Image: Composite image showing how the M87 system looked, across the entire electromagnetic spectrum, during the Event Horizon Telescope’s April 2017 campaign to take the iconic first image of a black hole. Requiring 19 different facilities on the Earth and in space, this image reveals the enormous scales spanned by the black hole and its forward-pointing jet, launched just outside the event horizon and spanning the entire galaxy.
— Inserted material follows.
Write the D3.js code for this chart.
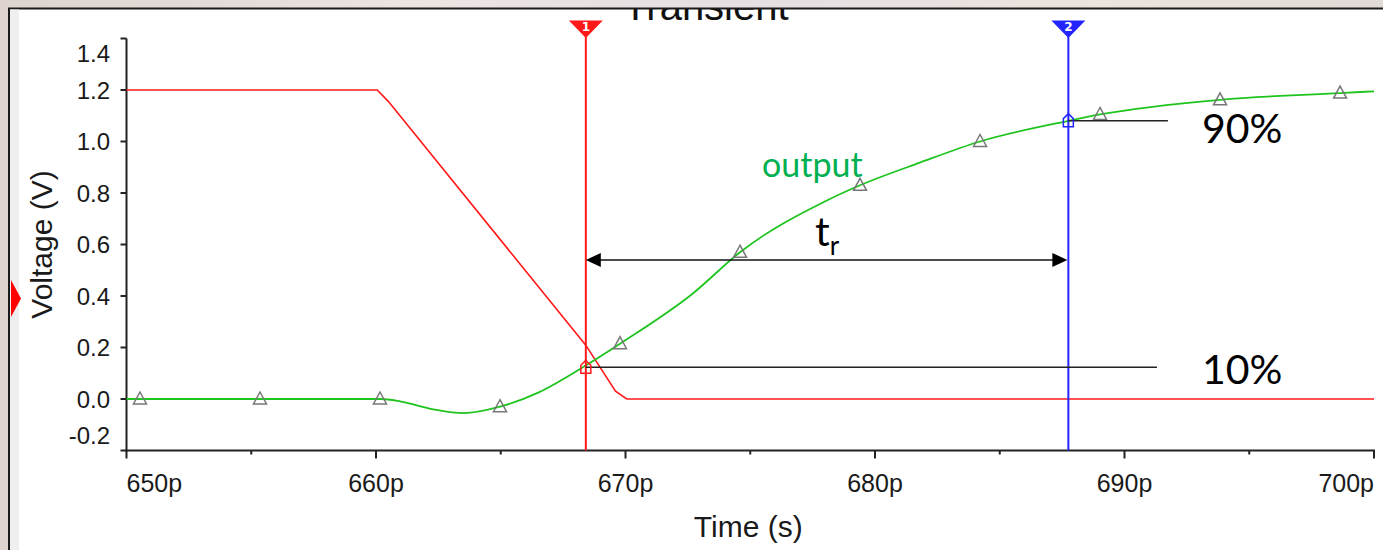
<!DOCTYPE html>
<html>
<head>
<meta charset="utf-8">
<script src="https://cdn.jsdelivr.net/npm/d3@7"></script>
<style>
  html, body { margin: 0; padding: 0; background: #e4dcd8; }
  svg { display: block; }
</style>
</head>
<body>
<svg id="chart" width="1383" height="550"></svg>
<script>
// Transient waveform: input (red) falls, output (green) rises, rise time marked between cursors

// Input waveform (V) vs time (ps)
const inputTime = [650, 660.05, 660.5, 668.4, 669.6, 670.05, 700];
const inputV = [1.2, 1.2, 1.155, 0.21, 0.03, 0, 0];

// Output waveform
const outputTime = [650, 660.2, 661, 662.3, 663.5, 664.97, 666.5, 668.4, 669.78, 672.7, 674.59,
  678.05, 679.4, 681.8, 684.21, 687.75, 689.02, 693.83, 698.64, 700];
const outputV = [0, 0, -0.01, -0.04, -0.055, -0.03, 0.025, 0.13, 0.215, 0.41, 0.57,
  0.77, 0.83, 0.918, 1.0, 1.08, 1.105, 1.162, 1.188, 1.195];

// Triangle markers on the output trace
const markerTime = [650.54, 655.35, 660.16, 664.97, 669.78, 674.59, 679.4, 684.21, 689.02, 693.83, 698.64];
const markerV = [0, 0, 0, -0.03, 0.215, 0.57, 0.83, 1.0, 1.105, 1.162, 1.188];

// Cursors
const cursorTime = [668.41, 687.75];
const cursorLabel = ['1', '2'];
const cursorColor = ['#ff1a1a', '#2424ff'];

// 10% / 90% levels
const levelLabel = ['10%', '90%'];
const levelV = [0.123, 1.081];
const levelStart = [668.41, 687.75];
const levelEnd = [691.3, 691.74];
const arrowV = 0.54;

// Axis ticks
const xTicks = [650, 660, 670, 680, 690, 700];
const xTickLabels = ['650p', '660p', '670p', '680p', '690p', '700p'];
const xMinorTicks = [655, 665, 675, 685, 695];
const yTicks = [-0.2, 0, 0.2, 0.4, 0.6, 0.8, 1.0, 1.2, 1.4];
const yTickLabels = ['-0.2', '0.0', '0.2', '0.4', '0.6', '0.8', '1.0', '1.2', '1.4'];

const svg = d3.select('#chart');
const W = 1383, H = 550;

const x = d3.scaleLinear().domain([650, 700]).range([126.5, 1374]);
const y = d3.scaleLinear().domain([-0.2, 1.4]).range([450.5, 38.5]);

// Backdrop and white panel
const defs = svg.append('defs');
const grad = defs.append('linearGradient').attr('id', 'bg');
[['0%', '#ddd3cf'], ['30%', '#ebe4e1'], ['55%', '#e6dfe3'], ['80%', '#ece3dc'], ['100%', '#e2dad6']]
  .forEach(([o, c]) => grad.append('stop').attr('offset', o).attr('stop-color', c));
svg.append('rect').attr('width', W).attr('height', H).attr('fill', 'url(#bg)');

defs.append('clipPath').attr('id', 'panel')
  .append('rect').attr('x', 9).attr('y', 9).attr('width', W).attr('height', H);

svg.append('rect')
  .attr('x', 9).attr('y', 8.5).attr('width', W).attr('height', H)
  .attr('fill', '#fff').attr('stroke', '#1a1a1a').attr('stroke-width', 2);
svg.append('rect')
  .attr('x', 10).attr('y', 9.5).attr('width', 9).attr('height', H)
  .attr('fill', '#efefef');

// Red marker on the left edge
svg.append('path')
  .attr('d', 'M11,280 L21,298.5 L11,317 Z')
  .attr('fill', '#ff0000');

const g = svg.append('g').attr('clip-path', 'url(#panel)');

// Title, partly hidden behind the panel top as in the original screenshot
g.append('text')
  .attr('x', 706).attr('y', 20)
  .attr('text-anchor', 'middle')
  .attr('font-family', 'Liberation Sans, Arial, sans-serif')
  .attr('font-size', 40)
  .attr('fill', '#111')
  .text('Transient');

// Axes
const axisColor = '#222';
g.append('line')
  .attr('x1', x(650)).attr('x2', x(650)).attr('y1', y(1.4)).attr('y2', y(-0.2) + 1)
  .attr('stroke', axisColor).attr('stroke-width', 2);
g.append('line')
  .attr('x1', x(650) - 1).attr('x2', x(700) + 1).attr('y1', y(-0.2)).attr('y2', y(-0.2))
  .attr('stroke', axisColor).attr('stroke-width', 2);

g.selectAll('.ytick')
  .data(yTicks)
  .join('line')
  .attr('x1', x(650) - 6).attr('x2', x(650))
  .attr('y1', d => y(d)).attr('y2', d => y(d))
  .attr('stroke', axisColor).attr('stroke-width', 2);

g.selectAll('.ylab')
  .data(yTicks)
  .join('text')
  .attr('x', 110)
  .attr('y', (d, i) => y(d) + (i === 0 ? -15 : i === yTicks.length - 1 ? 15 : 0))
  .attr('dy', '0.36em')
  .attr('text-anchor', 'end')
  .attr('font-family', 'Liberation Sans, Arial, sans-serif')
  .attr('font-size', 24)
  .attr('fill', '#1a1a1a')
  .text((d, i) => yTickLabels[i]);

g.selectAll('.xtick')
  .data(xTicks)
  .join('line')
  .attr('x1', d => x(d)).attr('x2', d => x(d))
  .attr('y1', y(-0.2)).attr('y2', y(-0.2) + 8)
  .attr('stroke', axisColor).attr('stroke-width', 2);

g.selectAll('.xminor')
  .data(xMinorTicks)
  .join('line')
  .attr('x1', d => x(d)).attr('x2', d => x(d))
  .attr('y1', y(-0.2)).attr('y2', y(-0.2) + 4)
  .attr('stroke', axisColor).attr('stroke-width', 2);

g.selectAll('.xlab')
  .data(xTicks)
  .join('text')
  .attr('x', d => x(d))
  .attr('y', 491.5)
  .attr('text-anchor', (d, i) => i === 0 ? 'start' : i === xTicks.length - 1 ? 'end' : 'middle')
  .attr('font-family', 'Liberation Sans, Arial, sans-serif')
  .attr('font-size', 25)
  .attr('fill', '#1a1a1a')
  .text((d, i) => xTickLabels[i]);

g.append('text')
  .attr('x', (x(650) + x(700)) / 2 - 2).attr('y', 536.5)
  .attr('text-anchor', 'middle')
  .attr('font-family', 'Liberation Sans, Arial, sans-serif')
  .attr('font-size', 30)
  .attr('fill', '#1a1a1a')
  .text('Time (s)');

g.append('text')
  .attr('transform', `translate(52,${(y(1.4) + y(-0.2)) / 2}) rotate(-90)`)
  .attr('text-anchor', 'middle')
  .attr('font-family', 'Liberation Sans, Arial, sans-serif')
  .attr('font-size', 30)
  .attr('fill', '#1a1a1a')
  .text('Voltage (V)');

// Waveforms
const line = d3.line().x(d => x(d[0])).y(d => y(d[1]));

g.append('path')
  .datum(d3.zip(inputTime, inputV))
  .attr('d', line)
  .attr('fill', 'none').attr('stroke', '#ff1a1a').attr('stroke-width', 1.6);

g.append('path')
  .datum(d3.zip(outputTime, outputV))
  .attr('d', line.curve(d3.curveMonotoneX))
  .attr('fill', 'none').attr('stroke', '#1fc41f').attr('stroke-width', 1.8);

g.selectAll('.marker')
  .data(d3.zip(markerTime, markerV))
  .join('path')
  .attr('transform', d => `translate(${x(d[0])},${y(d[1])})`)
  .attr('d', 'M0,-7 L6.5,5 L-6.5,5 Z')
  .attr('fill', 'none').attr('stroke', '#777').attr('stroke-width', 1.5);

// Cursors
cursorTime.forEach((t, i) => {
  const cx = x(t);
  g.append('line')
    .attr('x1', cx).attr('x2', cx).attr('y1', 36).attr('y2', y(-0.2))
    .attr('stroke', cursorColor[i]).attr('stroke-width', 2);
  g.append('path')
    .attr('d', `M${cx - 17},20.5 L${cx + 17},20.5 L${cx},38 Z`)
    .attr('fill', cursorColor[i]);
  g.append('text')
    .attr('x', cx).attr('y', 31)
    .attr('text-anchor', 'middle')
    .attr('font-family', 'DejaVu Sans, sans-serif')
    .attr('font-weight', 'bold')
    .attr('font-size', 12)
    .attr('fill', '#fff')
    .text(cursorLabel[i]);
});

// 10% / 90% guide lines
g.selectAll('.level')
  .data(levelV)
  .join('line')
  .attr('x1', (d, i) => x(levelStart[i])).attr('x2', (d, i) => x(levelEnd[i]))
  .attr('y1', d => y(d)).attr('y2', d => y(d))
  .attr('stroke', '#222').attr('stroke-width', 1.5);

// Cursor crossing markers on the output trace
levelV.forEach((v, i) => {
  const px = x(levelStart[i]), py = y(v);
  g.append('path')
    .attr('d', `M${px - 5},${py + 6} L${px + 5},${py + 6} L${px + 5},${py - 2} L${px},${py - 7} L${px - 5},${py - 2} Z`)
    .attr('fill', 'none').attr('stroke', cursorColor[i]).attr('stroke-width', 1.5);
});

g.selectAll('.levelText')
  .data(levelLabel)
  .join('text')
  .attr('x', 1202)
  .attr('y', (d, i) => y(levelV[i]) + (i === 0 ? 17 : 22.5))
  .attr('font-family', 'Lato, sans-serif')
  .attr('font-size', 41)
  .attr('fill', '#000')
  .text(d => d);

// Rise time arrow
const ay = y(arrowV);
g.append('line')
  .attr('x1', x(cursorTime[0]) + 12).attr('x2', x(cursorTime[1]) - 12)
  .attr('y1', ay).attr('y2', ay)
  .attr('stroke', '#111').attr('stroke-width', 1.5);
g.append('path')
  .attr('d', `M${x(cursorTime[0])},${ay} l15,-7 l0,14 Z`)
  .attr('fill', '#000');
g.append('path')
  .attr('d', `M${x(cursorTime[1]) - 1},${ay} l-15,-7 l0,14 Z`)
  .attr('fill', '#000');

const tr = g.append('text')
  .attr('x', 815).attr('y', 246)
  .attr('font-family', 'Lato, sans-serif')
  .attr('font-size', 41)
  .attr('fill', '#000');
tr.append('tspan').text('t');
tr.append('tspan').attr('dy', 9).attr('font-size', 26).text('r');

// Trace label
g.append('text')
  .attr('x', 762).attr('y', 177)
  .attr('font-family', 'Lato, sans-serif')
  .attr('font-size', 34)
  .attr('fill', '#00b050')
  .text('output');
</script>
</body>
</html>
Credit: the EHT Multi-Wavelength Science Working Group; the EHT Collaboration; ALMA (ESO/NAOJ/NRAO); the EVN; the EAVN Collaboration; VLBA (NRAO); the GMVA; the Hubble Space Telescope, the Neil Gehrels Swift Observatory; the Chandra X-ray Observatory; the Nuclear Spectroscopic Telescope Array; the Fermi-LAT Collaboration; the H.E.S.S. collaboration; the MAGIC collaboration; the VERITAS collaboration; NASA and ESA. Composition by J.C. Algaba.

It’s impressive that so many of the simulations the EHT team ran match the image of M87 that emerged, and as Falcke notes, there is an exact correlation between the size of the object and its mass, with the ring of light brightest at the bottom, as gas rotating around the black hole near light speed moves towards us, becoming focused and intensified. 6.5 billion solar masses gives us a black hole with a diameter of about 100 billion kilometers, an event horizon with a circumference four times as large as the orbit of Neptune.
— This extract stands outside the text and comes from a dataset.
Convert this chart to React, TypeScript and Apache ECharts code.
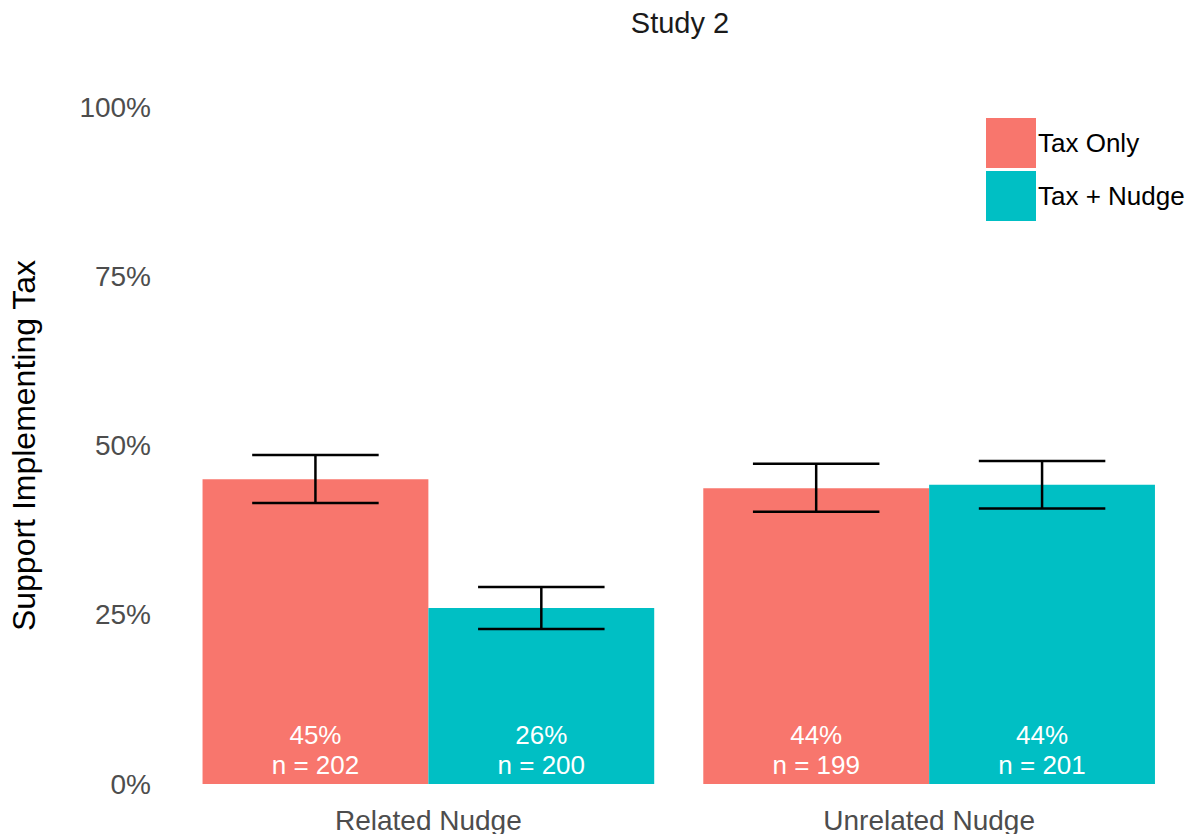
import React, { useEffect, useRef } from "react";
import * as echarts from "echarts";

const categories = ["Related Nudge", "Unrelated Nudge"];
const seriesNames = ["Tax Only", "Tax + Nudge"];
const taxOnly = [45.0, 43.7];
const taxNudge = [26.0, 44.2];
const taxOnlyLow = [41.5, 40.2];
const taxOnlyHigh = [48.6, 47.3];
const taxNudgeLow = [22.9, 40.7];
const taxNudgeHigh = [29.1, 47.7];
const taxOnlyN = [202, 199];
const taxNudgeN = [200, 201];
const yTicks = [0, 25, 50, 75, 100];

const colors = ["#F8766D", "#00BFC4"];
const FONT = "Liberation Sans, Arial, sans-serif";

export default function App() {
  const ref = useRef<HTMLDivElement>(null);
  useEffect(() => {
    if (!ref.current) return;
    const chart = echarts.init(ref.current, null, { renderer: "svg" });
    const barFrac = 226 / 501;
    const mkErr = (low: number[], high: number[], side: number) => ({
      type: "custom",
      silent: true,
      z: 10,
      data: low.map((l, i) => [i, l, high[i]]),
      renderItem: (params: any, api: any) => {
        const ci = api.value(0);
        const lo = api.coord([ci, api.value(1)]);
        const hi = api.coord([ci, api.value(2)]);
        const band = api.size([1, 0])[0];
        const cx = lo[0] + side * band * barFrac / 2;
        const hw = band * barFrac * 0.28;
        const st = { stroke: "#000", lineWidth: 2.5 };
        return {
          type: "group",
          children: [
            { type: "line", shape: { x1: cx, y1: lo[1], x2: cx, y2: hi[1] }, style: st },
            { type: "line", shape: { x1: cx - hw, y1: lo[1], x2: cx + hw, y2: lo[1] }, style: st },
            { type: "line", shape: { x1: cx - hw, y1: hi[1], x2: cx + hw, y2: hi[1] }, style: st },
          ],
        };
      },
    });
    const mkBar = (name: string, vals: number[], ns: number[], color: string) => ({
      type: "bar",
      name,
      data: vals,
      barGap: "0%",
      barCategoryGap: "9.8%",
      itemStyle: { color },
      label: {
        show: true,
        position: "insideBottom",
        distance: 4,
        color: "#fff",
        fontFamily: FONT,
        fontSize: 26,
        lineHeight: 30,
        formatter: (p: any) => `${Math.round(p.value)}%\nn = ${ns[p.dataIndex]}`,
      },
    });
    chart.setOption({
      animation: false,
      title: {
        text: "Study 2",
        left: 675,
        textAlign: "center",
        top: 3,
        textStyle: { fontFamily: FONT, fontSize: 29, fontWeight: "normal", color: "#1a1a1a" },
      },
      legend: {
        data: seriesNames,
        orient: "vertical",
        left: 986,
        top: 118,
        itemWidth: 50,
        itemHeight: 50,
        itemGap: 3,
        icon: "rect",
        padding: 0,
        textStyle: { fontFamily: FONT, fontSize: 26, color: "#000", padding: [0, 0, 0, -3] },
      },
      grid: { left: 177.5, right: 13.5, top: 107, bottom: 50, containLabel: false },
      xAxis: {
        type: "category",
        data: categories,
        axisLine: { show: false },
        axisTick: { show: false },
        axisLabel: { fontFamily: FONT, fontSize: 28, color: "#4d4d4d", margin: 22 },
      },
      yAxis: {
        type: "value",
        min: yTicks[0],
        max: yTicks[yTicks.length - 1],
        interval: 25,
        name: "Support Implementing Tax",
        nameLocation: "middle",
        nameGap: 138,
        nameRotate: 90,
        nameTextStyle: { fontFamily: FONT, fontSize: 32, color: "#000" },
        splitLine: { show: false },
        axisLine: { show: false },
        axisTick: { show: false },
        axisLabel: {
          fontFamily: FONT,
          fontSize: 28,
          color: "#4d4d4d",
          margin: 27,
          formatter: (v: number) => `${v}%`,
        },
      },
      series: [
        mkBar(seriesNames[0], taxOnly, taxOnlyN, colors[0]),
        mkBar(seriesNames[1], taxNudge, taxNudgeN, colors[1]),
        mkErr(taxOnlyLow, taxOnlyHigh, -1),
        mkErr(taxNudgeLow, taxNudgeHigh, 1),
      ],
    });
    return () => chart.dispose();
  }, []);
  return <div ref={ref} style={{ width: 1193, height: 834, position: "absolute", left: 0, top: 0 }} />;
}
The fact that we can make such measurements and produce such images doing astronomy at planet-wide scale is a testament to the power of scientific collaboration and raw human persistence. The EHT is indeed cause for celebration, as the new paper on Centaurus A affirms.

The paper on Centaurus A is Janssen et al., “Event Horizon Telescope observations of the jet launching and collimation zone in Centaurus A,” Nature Astronomy 19 July 2021 (abstract / full text).